Work instructions: Nothing but the lines from the top of the data to the line holding "import numpy as np" should be printed, word for word and both ends included; leave the pictures out.
Start of Given material
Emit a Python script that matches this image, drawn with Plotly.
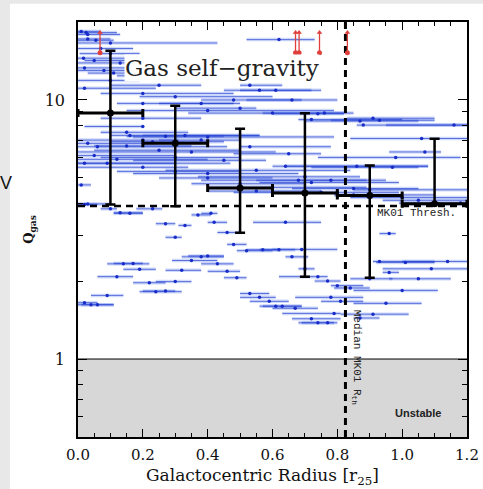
import plotly.graph_objects as go
import numpy as np

# ---------------- data ----------------
# individual galaxy radial profiles: point x, Q value, segment x-extent (low, high)
pt_x = [0.01, 0.025, 0.03, 0.03, 0.055, 0.62, 0.10, 0.07, 0.10, 0.017, 0.05, 0.13, 0.02, 0.08, 0.11, 0.17,
        0.53, 0.10, 0.56, 0.61, 0.25, 0.02, 0.20, 0.66, 0.30, 0.48, 0.20, 0.38, 0.50, 0.40, 0.76, 0.60,
        0.74, 0.20, 0.91, 0.72, 0.87, 0.93, 0.88, 1.16, 0.20, 0.15, 0.16, 0.27, 0.33, 0.40, 0.20, 0.38,
        0.23, 1.06, 0.06, 0.15, 0.53, 0.35, 1.07, 0.65, 0.98, 0.30, 0.45, 0.02, 0.09, 0.64, 0.86, 0.97,
        0.20, 0.55, 0.40, 0.70, 0.68, 0.78, 0.72, 0.01, 0.60, 0.85, 0.90, 0.75, 0.85, 1.00, 1.05, 1.18,
        1.10, 0.03, 0.02, 0.10, 0.16, 0.13, 0.23, 0.37, 0.41, 0.42, 0.27, 0.33, 0.64, 0.46, 0.96, 0.30,
        0.48, 0.52, 0.57, 0.62, 0.69, 0.66, 0.38, 0.40, 0.35, 0.14, 0.17, 0.43, 0.93, 1.01, 1.14, 0.19,
        0.32, 0.46, 0.70, 1.09, 0.96, 0.12, 0.49, 0.74, 0.90, 1.05, 0.22, 0.30, 0.77, 0.80, 0.84, 1.00,
        0.24, 0.27, 0.53, 0.09, 0.78, 0.56, 0.59, 0.81, 0.95, 0.61, 0.63, 0.67, 0.79, 0.91, 0.87, 0.72,
        0.74, 0.77, 0.02, 0.04, 0.06, 0.05, 0.12, 0.25, 0.03, 0.30, 0.40, 0.50, 0.55]
pt_q = [18.4, 18.2, 17.9, 17.2, 17.0, 17.1, 16.6, 15.8, 15.1, 14.5, 14.2, 13.9, 13.3, 13.0, 12.7, 12.4,
        11.4, 11.9, 10.9, 10.9, 11.4, 11.1, 10.6, 10.0, 10.3, 10.0, 9.7, 9.7, 9.3, 9.1, 8.9, 8.9,
        8.85, 8.5, 8.5, 8.4, 8.3, 8.35, 8.0, 8.0, 7.9, 7.5, 7.3, 7.25, 7.3, 7.2, 7.0, 7.0,
        6.9, 7.1, 6.6, 6.65, 6.6, 6.3, 6.3, 6.2, 6.0, 6.0, 5.85, 5.7, 5.7, 5.55, 5.55, 5.5,
        5.5, 5.35, 5.2, 5.05, 4.9, 4.9, 4.8, 4.7, 4.6, 4.55, 4.5, 4.4, 4.3, 4.2, 4.1, 4.0,
        3.95, 3.97, 3.95, 3.8, 3.65, 3.67, 3.8, 3.6, 3.65, 3.37, 3.33, 3.28, 3.37, 3.08, 3.05, 2.95,
        2.77, 2.62, 2.64, 2.64, 2.65, 2.48, 2.48, 2.5, 2.4, 2.33, 2.34, 2.33, 2.38, 2.36, 2.38, 2.22,
        2.2, 2.18, 2.23, 2.23, 2.16, 2.08, 2.06, 2.08, 2.04, 2.04, 1.97, 1.99, 2.0, 1.92, 1.88, 1.84,
        1.82, 1.83, 1.79, 1.76, 1.73, 1.73, 1.67, 1.67, 1.64, 1.6, 1.6, 1.57, 1.5, 1.49, 1.44, 1.43,
        1.38, 1.38, 1.65, 1.62, 1.62, 6.1, 5.9, 6.4, 6.8, 5.3, 5.0, 4.75, 4.45]
seg_lo = [0.0, 0.0, 0.0, 0.0, 0.0, 0.52, 0.0, 0.0, 0.005, 0.0, 0.02, 0.0, 0.0, 0.0, 0.03, 0.12,
          0.50, 0.0, 0.50, 0.45, 0.10, 0.0, 0.07, 0.52, 0.19, 0.38, 0.12, 0.25, 0.30, 0.15, 0.57, 0.34,
          0.60, 0.07, 0.83, 0.68, 0.70, 0.78, 0.86, 0.95, 0.02, 0.07, 0.10, 0.15, 0.20, 0.17, 0.0, 0.25,
          0.10, 0.84, 0.0, 0.05, 0.50, 0.0, 0.96, 0.48, 0.74, 0.07, 0.17, 0.0, 0.0, 0.64, 0.60, 0.72,
          0.0, 0.27, 0.17, 0.37, 0.38, 0.55, 0.56, 0.0, 0.40, 0.66, 0.85, 0.48, 0.79, 0.84, 0.94, 0.99,
          1.00, 0.0, 0.0, 0.07, 0.11, 0.11, 0.18, 0.35, 0.38, 0.40, 0.24, 0.31, 0.54, 0.43, 0.93, 0.27,
          0.46, 0.49, 0.52, 0.56, 0.60, 0.64, 0.32, 0.34, 0.29, 0.09, 0.11, 0.38, 0.91, 0.92, 1.00, 0.14,
          0.27, 0.40, 0.68, 0.94, 0.94, 0.06, 0.45, 0.62, 0.84, 0.96, 0.17, 0.24, 0.73, 0.78, 0.79, 0.85,
          0.19, 0.20, 0.50, 0.04, 0.67, 0.50, 0.53, 0.75, 0.85, 0.56, 0.57, 0.60, 0.63, 0.81, 0.85, 0.66,
          0.68, 0.69, 0.0, 0.0, 0.01, 0.0, 0.0, 0.05, 0.0, 0.12, 0.25, 0.35, 0.40]
seg_hi = [0.07, 0.12, 0.13, 0.10, 0.11, 0.73, 0.43, 0.17, 0.19, 0.15, 0.16, 0.24, 0.45, 0.17, 0.20, 0.32,
          0.63, 0.19, 0.75, 0.72, 0.38, 0.24, 0.48, 0.80, 0.60, 0.69, 0.48, 0.50, 0.55, 0.79, 0.85, 0.82,
          0.82, 0.38, 1.10, 1.00, 1.05, 1.10, 1.20, 1.20, 0.20, 0.34, 0.56, 0.45, 0.56, 0.79, 0.31, 0.50,
          0.45, 1.20, 0.46, 0.35, 0.78, 0.61, 1.12, 0.75, 1.18, 0.50, 0.58, 0.47, 0.30, 1.08, 1.08, 1.05,
          0.34, 0.84, 0.68, 0.87, 0.89, 0.95, 0.99, 0.04, 0.89, 1.05, 1.20, 0.99, 1.10, 1.20, 1.20, 1.20,
          1.20, 0.10, 0.06, 0.12, 0.20, 0.20, 0.26, 0.41, 0.43, 0.46, 0.30, 0.35, 0.75, 0.50, 0.98, 0.32,
          0.52, 0.60, 0.62, 0.67, 0.80, 0.71, 0.45, 0.45, 0.43, 0.22, 0.20, 0.48, 1.10, 1.10, 1.20, 0.24,
          0.38, 0.50, 0.73, 1.20, 0.99, 0.17, 0.52, 0.77, 0.97, 1.15, 0.27, 0.35, 0.81, 0.88, 0.90, 1.11,
          0.32, 0.30, 0.59, 0.14, 0.88, 0.61, 0.65, 0.88, 1.06, 0.69, 0.69, 0.74, 0.81, 1.02, 0.93, 0.81,
          0.79, 0.80, 0.06, 0.11, 0.11, 0.30, 0.40, 0.50, 0.25, 0.50, 0.60, 0.70, 0.75]

# binned medians
bin_x = [0.1, 0.3, 0.5, 0.7, 0.9, 1.1]
bin_q = [8.9, 6.8, 4.57, 4.37, 4.28, 3.98]
bin_q_hi = [15.5, 9.5, 7.74, 8.88, 5.58, 7.08]
bin_q_lo = [3.95, 3.89, 3.07, 2.08, 2.06, 3.98]
bin_halfwidth = [0.1, 0.1, 0.1, 0.1, 0.1, 0.1]

# lower limits (red arrows)
lim_x = [0.068, 0.671, 0.682, 0.745, 0.831]
lim_q = [15.2, 15.2, 15.2, 15.2, 15.2]
lim_tip = [18.2, 18.2, 18.2, 18.2, 18.2]

mk01_thresh = 3.9
median_rth = 0.825
unstable_q = [0.5, 1.0]
x_range = [0.0, 1.2]
q_range = [0.5, 20.0]

# ---------------- figure ----------------
pt_x_a = np.array(pt_x)
fig = go.Figure()

# unstable region
fig.add_trace(go.Scatter(
    x=[x_range[0], x_range[1], x_range[1], x_range[0], x_range[0]],
    y=[unstable_q[0], unstable_q[0], unstable_q[1], unstable_q[1], unstable_q[0]],
    mode="lines", fill="toself", fillcolor="#d7d7d7", line=dict(width=0),
    hoverinfo="skip", showlegend=False))

err_plus = np.array(seg_hi) - pt_x_a
err_minus = pt_x_a - np.array(seg_lo)

fig.add_trace(go.Scatter(
    x=pt_x, y=pt_q, mode="markers",
    marker=dict(size=0.1, color="rgba(0,0,0,0)"),
    error_x=dict(type="data", symmetric=False, array=err_plus, arrayminus=err_minus,
                 color="rgba(110,140,235,0.32)", thickness=3.5, width=0),
    hoverinfo="skip", showlegend=False))
fig.add_trace(go.Scatter(
    x=pt_x, y=pt_q, mode="markers",
    marker=dict(size=3.5, color="rgb(25,45,200)"),
    error_x=dict(type="data", symmetric=False, array=err_plus, arrayminus=err_minus,
                 color="rgba(40,65,210,0.7)", thickness=1, width=0),
    showlegend=False))

# threshold lines
fig.add_trace(go.Scatter(x=x_range, y=[mk01_thresh, mk01_thresh], mode="lines",
                         line=dict(color="black", width=2.5, dash="7px,5px"), showlegend=False))
fig.add_trace(go.Scatter(x=[median_rth, median_rth], y=q_range, mode="lines",
                         line=dict(color="black", width=3, dash="7px,5px"), showlegend=False))
fig.add_trace(go.Scatter(x=x_range, y=[unstable_q[1], unstable_q[1]], mode="lines",
                         line=dict(color="black", width=1), showlegend=False))

# binned points
bq = np.array(bin_q)
fig.add_trace(go.Scatter(
    x=bin_x, y=bin_q, mode="markers",
    marker=dict(size=7, color="black"),
    error_x=dict(type="data", array=bin_halfwidth, color="black", thickness=3, width=4),
    error_y=dict(type="data", symmetric=False, array=np.array(bin_q_hi) - bq,
                 arrayminus=bq - np.array(bin_q_lo), color="black", thickness=2.5, width=5),
    showlegend=False))

# lower-limit arrows
ax_x, ax_y = [], []
for x, b, t in zip(lim_x, lim_q, lim_tip):
    ax_x += [x, x, None]
    ax_y += [b, t, None]
fig.add_trace(go.Scatter(x=ax_x, y=ax_y, mode="lines", line=dict(color="#e0403c", width=1.3),
                         showlegend=False))
fig.add_trace(go.Scatter(x=lim_x, y=lim_q, mode="markers",
                         marker=dict(size=5, color="#e0403c"), showlegend=False))
fig.add_trace(go.Scatter(x=lim_x, y=lim_tip, mode="markers",
                         marker=dict(size=5, color="#e0403c", symbol="triangle-up"), showlegend=False))

# panel background (slide)
fig.add_shape(type="rect", xref="paper", yref="paper", x0=-0.175, x1=1.05, y0=-0.14, y1=1.044,
              fillcolor="white", line_width=0, layer="below")

serif = "DejaVu Serif"
mono = "Liberation Mono"
fig.add_annotation(text="Gas self\u2212gravity", xref="paper", yref="paper", x=0.37, y=0.889,
                   xanchor="center", yanchor="middle",
                   showarrow=False, font=dict(family=serif, size=23, color="#222"),
                   bgcolor="white", borderpad=0)
fig.add_annotation(text="MK01 Thresh.", xref="paper", yref="paper", x=0.869, y=0.540,
                   xanchor="center", yanchor="middle",
                   showarrow=False, font=dict(family=mono, size=11, color="#222"))
fig.add_annotation(text="Median MK01 R<sub>th</sub>", xref="paper", yref="paper", x=0.715, y=0.193,
                   xanchor="center", yanchor="middle", textangle=90, showarrow=False,
                   font=dict(family=mono, size=11, color="#222"))
fig.add_annotation(text="<b>Unstable</b>", xref="paper", yref="paper", x=0.874, y=0.058,
                   xanchor="center", yanchor="middle",
                   showarrow=False, font=dict(family="Liberation Sans", size=11, color="#222"))
fig.add_annotation(text="V", xref="paper", yref="paper", x=-0.184, y=0.612,
                   xanchor="center", yanchor="middle",
                   showarrow=False, font=dict(family="Liberation Sans", size=18, color="#111"))
# x-axis title (placed explicitly)
fig.add_annotation(text="Galactocentric Radius [r<sub>25</sub>]", xref="paper", yref="paper",
                   x=0.474, y=-0.1245, xanchor="center", yanchor="bottom", showarrow=False,
                   font=dict(family=serif, size=17, color="#111"), borderpad=0)

fig.update_xaxes(
    range=x_range, showline=True, linecolor="black", linewidth=1.5, mirror="ticks",
    ticks="inside", ticklen=8, tickwidth=1.2, tickcolor="black",
    tickvals=[0.0, 0.2, 0.4, 0.6, 0.8, 1.0, 1.2], ticktext=["0.0", "0.2", "0.4", "0.6", "0.8", "1.0", "1.2"],
    minor=dict(dtick=0.05, tick0=0, ticks="inside", ticklen=4, tickcolor="black", tickwidth=1),
    showgrid=False, zeroline=False, automargin=False,
    tickfont=dict(family=serif, size=15, color="#111"),
    ticklabelstandoff=3)
fig.update_yaxes(
    type="log", range=[np.log10(q_range[0]), np.log10(q_range[1])],
    showline=True, linecolor="black", linewidth=1.5, mirror="ticks",
    ticks="inside", ticklen=9, tickwidth=1.2, tickcolor="black",
    tickvals=[1, 10], ticktext=["1", "10"],
    minor=dict(tickvals=[0.6, 0.7, 0.8, 0.9, 2, 3, 4, 5, 6, 7, 8, 9], ticks="inside", ticklen=5,
               tickcolor="black", tickwidth=1),
    showgrid=False, zeroline=False, automargin=False,
    tickfont=dict(family=serif, size=16, color="#111"),
    ticklabelstandoff=8,
    title=dict(text="<b>Q<sub>gas</sub></b>", font=dict(family=serif, size=13, color="#111"), standoff=8))

fig.update_layout(
    width=483, height=489,
    margin=dict(l=78, r=16, t=22, b=52),
    paper_bgcolor="#e8e8e8", plot_bgcolor="white",
    showlegend=False)

fig.write_html("out.html")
End of Given material
Reply:
Emit a Python script that matches this image, drawn with Plotly.
import plotly.graph_objects as go
import numpy as np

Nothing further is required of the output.